É certo que, filosoficamente, o materialismo moderno nasce com Descartes (1596-1650). Mas, nos séculos que se sucederam à transformação cartesiana da Filosofia, a maioria dos adeptos destas ideias novas não abdicava de clamar por uma Ética universal, fraterna e igualitária. Ainda não eram puros materialistas!
Nos nossos tristes tempos, entusiasmados como estamos pela concepção animalesca que fazemos de nós mesmos (meros "homens-máquinas", "homens-animais"), bela herança de Darwin e de Freud, de que servirá ainda a Ética iluminista? De que servirá apelar a "princípios éticos universais" como o do direito a viver?
Hoje em dia, quantos filósofos ateus ainda acreditam na existência destes princípios?
E, em bom rigor, o que é mais chocante, quantos filósofos cristãos contemporâneos ainda acreditam neles?

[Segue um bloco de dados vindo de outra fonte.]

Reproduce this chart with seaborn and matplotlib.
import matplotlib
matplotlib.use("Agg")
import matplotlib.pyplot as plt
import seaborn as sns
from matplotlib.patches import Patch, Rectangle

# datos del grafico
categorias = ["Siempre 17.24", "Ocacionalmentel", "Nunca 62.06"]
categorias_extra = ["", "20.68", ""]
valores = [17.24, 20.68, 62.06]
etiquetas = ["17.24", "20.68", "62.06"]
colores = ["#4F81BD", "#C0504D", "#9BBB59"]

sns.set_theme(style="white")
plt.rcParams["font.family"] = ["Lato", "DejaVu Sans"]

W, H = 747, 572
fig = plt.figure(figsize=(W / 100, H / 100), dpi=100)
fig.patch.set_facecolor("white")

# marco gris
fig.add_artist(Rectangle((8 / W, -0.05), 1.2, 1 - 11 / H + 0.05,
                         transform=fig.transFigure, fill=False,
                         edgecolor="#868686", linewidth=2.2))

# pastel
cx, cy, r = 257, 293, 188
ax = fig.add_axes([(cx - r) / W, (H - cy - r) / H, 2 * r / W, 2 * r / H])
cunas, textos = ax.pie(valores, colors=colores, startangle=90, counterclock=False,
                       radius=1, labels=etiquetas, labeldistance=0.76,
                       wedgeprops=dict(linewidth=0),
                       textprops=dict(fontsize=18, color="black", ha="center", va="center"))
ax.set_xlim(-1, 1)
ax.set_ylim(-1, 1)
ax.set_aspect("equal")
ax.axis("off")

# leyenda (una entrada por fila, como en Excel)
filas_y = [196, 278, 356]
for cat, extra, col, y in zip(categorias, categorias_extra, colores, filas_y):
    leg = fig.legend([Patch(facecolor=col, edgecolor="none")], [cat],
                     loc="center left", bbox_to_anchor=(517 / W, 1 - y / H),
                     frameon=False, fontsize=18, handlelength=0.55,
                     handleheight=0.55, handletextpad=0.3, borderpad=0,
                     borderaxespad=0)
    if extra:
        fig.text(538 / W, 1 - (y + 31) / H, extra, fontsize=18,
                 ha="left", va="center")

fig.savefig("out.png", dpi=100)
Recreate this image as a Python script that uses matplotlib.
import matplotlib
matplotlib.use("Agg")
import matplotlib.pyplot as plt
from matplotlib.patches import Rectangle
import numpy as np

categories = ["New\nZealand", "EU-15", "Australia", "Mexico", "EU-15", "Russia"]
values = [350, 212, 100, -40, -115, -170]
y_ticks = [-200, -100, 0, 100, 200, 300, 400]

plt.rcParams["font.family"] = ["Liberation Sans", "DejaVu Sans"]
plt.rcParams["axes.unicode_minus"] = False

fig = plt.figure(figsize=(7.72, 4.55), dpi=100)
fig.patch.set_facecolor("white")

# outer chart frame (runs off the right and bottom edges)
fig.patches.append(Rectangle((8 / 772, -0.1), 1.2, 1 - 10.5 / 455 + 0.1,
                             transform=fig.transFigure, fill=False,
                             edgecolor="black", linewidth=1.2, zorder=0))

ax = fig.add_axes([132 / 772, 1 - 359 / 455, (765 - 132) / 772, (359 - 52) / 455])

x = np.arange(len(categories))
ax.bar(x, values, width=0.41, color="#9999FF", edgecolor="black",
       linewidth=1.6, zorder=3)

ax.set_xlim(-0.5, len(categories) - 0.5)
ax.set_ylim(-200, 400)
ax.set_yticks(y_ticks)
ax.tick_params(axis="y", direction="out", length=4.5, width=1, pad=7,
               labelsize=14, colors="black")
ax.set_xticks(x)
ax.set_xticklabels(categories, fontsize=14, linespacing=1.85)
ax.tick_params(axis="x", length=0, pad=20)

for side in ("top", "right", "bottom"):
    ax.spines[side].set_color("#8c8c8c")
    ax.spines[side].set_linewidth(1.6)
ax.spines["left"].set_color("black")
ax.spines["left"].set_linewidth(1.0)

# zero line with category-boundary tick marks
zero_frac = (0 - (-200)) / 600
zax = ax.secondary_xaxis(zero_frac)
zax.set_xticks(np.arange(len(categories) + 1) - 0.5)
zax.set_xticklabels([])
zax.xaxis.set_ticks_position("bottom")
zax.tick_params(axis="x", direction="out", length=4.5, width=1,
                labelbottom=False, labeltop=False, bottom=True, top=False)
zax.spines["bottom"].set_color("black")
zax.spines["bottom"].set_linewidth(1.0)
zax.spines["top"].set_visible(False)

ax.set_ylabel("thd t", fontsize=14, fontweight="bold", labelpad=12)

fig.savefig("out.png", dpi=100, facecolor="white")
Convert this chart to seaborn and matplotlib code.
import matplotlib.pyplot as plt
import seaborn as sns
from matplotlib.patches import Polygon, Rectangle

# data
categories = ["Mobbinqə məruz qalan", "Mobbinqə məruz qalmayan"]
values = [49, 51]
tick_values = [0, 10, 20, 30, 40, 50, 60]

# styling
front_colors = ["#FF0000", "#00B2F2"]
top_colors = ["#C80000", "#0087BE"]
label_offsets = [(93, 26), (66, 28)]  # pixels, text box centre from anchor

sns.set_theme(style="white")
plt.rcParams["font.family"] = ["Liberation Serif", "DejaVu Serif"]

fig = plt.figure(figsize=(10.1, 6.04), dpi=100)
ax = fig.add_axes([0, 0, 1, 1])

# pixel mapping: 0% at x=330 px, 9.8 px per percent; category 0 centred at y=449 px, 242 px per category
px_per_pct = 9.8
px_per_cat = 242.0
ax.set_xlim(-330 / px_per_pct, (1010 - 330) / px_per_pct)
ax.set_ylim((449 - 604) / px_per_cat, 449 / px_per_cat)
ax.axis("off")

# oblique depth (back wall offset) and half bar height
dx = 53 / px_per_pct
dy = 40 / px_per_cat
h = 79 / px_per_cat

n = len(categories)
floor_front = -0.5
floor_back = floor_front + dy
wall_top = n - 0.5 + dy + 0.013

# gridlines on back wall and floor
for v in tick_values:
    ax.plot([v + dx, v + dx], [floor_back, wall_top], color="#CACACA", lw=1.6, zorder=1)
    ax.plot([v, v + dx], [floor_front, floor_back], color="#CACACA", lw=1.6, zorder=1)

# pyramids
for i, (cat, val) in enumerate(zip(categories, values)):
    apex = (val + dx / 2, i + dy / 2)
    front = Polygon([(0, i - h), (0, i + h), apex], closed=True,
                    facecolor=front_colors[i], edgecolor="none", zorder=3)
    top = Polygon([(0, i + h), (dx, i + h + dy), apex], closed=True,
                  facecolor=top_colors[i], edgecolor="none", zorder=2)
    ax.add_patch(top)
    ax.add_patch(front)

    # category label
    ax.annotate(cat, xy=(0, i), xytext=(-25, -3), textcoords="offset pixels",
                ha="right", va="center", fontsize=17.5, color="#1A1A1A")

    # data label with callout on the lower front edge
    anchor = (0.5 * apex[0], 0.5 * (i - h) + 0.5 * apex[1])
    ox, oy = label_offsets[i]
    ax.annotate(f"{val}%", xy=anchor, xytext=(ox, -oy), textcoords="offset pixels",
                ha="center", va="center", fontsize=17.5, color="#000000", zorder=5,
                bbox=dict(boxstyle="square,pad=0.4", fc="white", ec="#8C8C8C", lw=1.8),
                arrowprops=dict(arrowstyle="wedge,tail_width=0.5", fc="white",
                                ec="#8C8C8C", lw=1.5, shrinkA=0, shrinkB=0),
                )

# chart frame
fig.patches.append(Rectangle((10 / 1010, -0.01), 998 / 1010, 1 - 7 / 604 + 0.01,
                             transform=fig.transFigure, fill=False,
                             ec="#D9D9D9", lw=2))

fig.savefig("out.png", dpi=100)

A afirmação final do materialismo está, finalmente, a chegar. O caminho foi preparado pelos filósofos utilitaristas de matriz cultural anglo-saxónica (pouco dada à Metafísica), que defendem uma pseudo-Ética, melhor dizendo, uma anti-Ética, baseada nos "desejos" e na "maximização da felicidade" como regras de construção de uma "ética moderna". Peter Singer, defensor do infanticídio, é um desses filósofos que alcançaram, ainda em vida, enorme popularidade nos meios académicos do ensino da Filosofia.
Hoje em dia, em pleno Portugal do século XXI, magistrados ideologicamente motivados gostam de recorrer a esta "moderna" anti-Ética para fazer prevalecer, a pouco e pouco, os seus desejos sociais mais profundos, para muitos ainda radicados numa visão marxista da História, para eles "sempre em Progresso". Eles não têm, porventura, a noção de que fazem colapsar a Ética ao aprovar perguntas destas para referendo. Se eles não a têm, como há de a ter o povo ignorante que, sucumbido à argumentação demagógica e populista do PS, do BE e do PCP, votou mal no dia 11 de Fevereiro?